Boeing Averts Strike with Union Deal, Stock Soars

Boeing’s stock is flying high today after the company reached a tentative agreement with a union representing over 32,000 workers, potentially averting a strike that was set to begin as early as September 13th. The deal, which includes a significant 25% wage increase and a commitment to build the next commercial airplane in the Seattle area, marks a major victory for new Boeing CEO Kelly Ortberg.

This agreement could prevent a significant disruption in production, as the union initially proposed a 40% wage increase and other demands that included reduced healthcare costs, a restored defined-benefit pension plan, eased overtime rules, and a commitment to build Boeing’s next aircraft in the Puget Sound region.

While the deal represents a positive development for Boeing, there’s still a risk of rejection by union members.

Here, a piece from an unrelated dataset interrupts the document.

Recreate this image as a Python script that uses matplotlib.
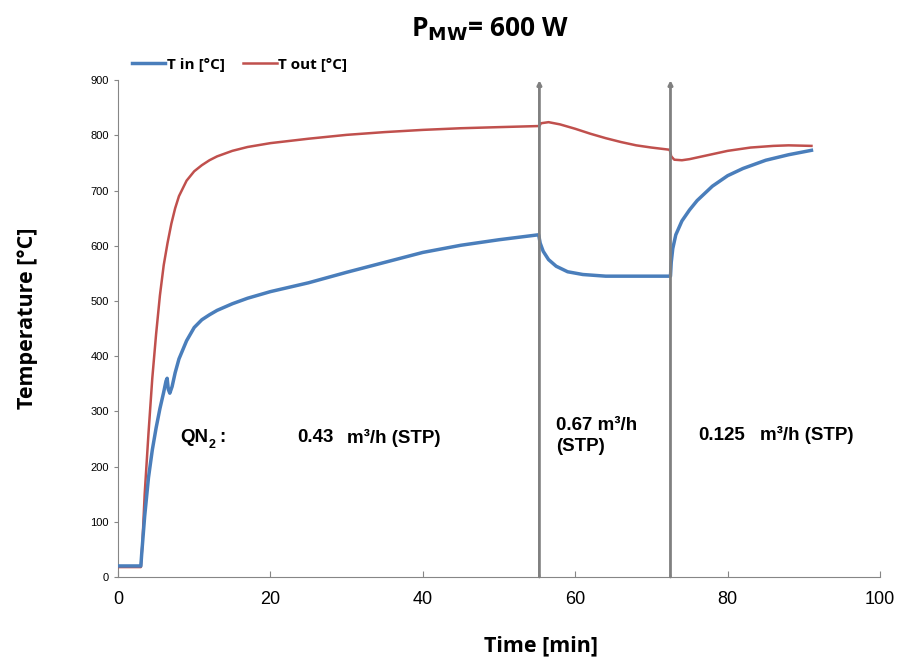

Analyst Ronald J. Epstein from B of A Securities points out that strong support for the pension and wage increase among union members could still lead to a rejection of the agreement.

Despite the potential for rejection, Epstein views this as a meaningful positive development for Boeing, along with the successful return of the Starliner spacecraft to Earth on Friday. These events are expected to improve sentiment around the company and support Ortberg’s efforts to advance Boeing’s position.

Investors seeking exposure to Boeing can do so through ETFs like the iShares U.S. Aerospace & Defense ETF (ITA) and Gabelli Commercial Aerospace and Defense ETF (GCAD).

Boeing’s shares closed up 3.59% at $163.28 on Monday, reflecting the market’s positive reaction to the news. This deal could have significant implications for the aerospace industry, particularly if it prevents further delivery disruptions.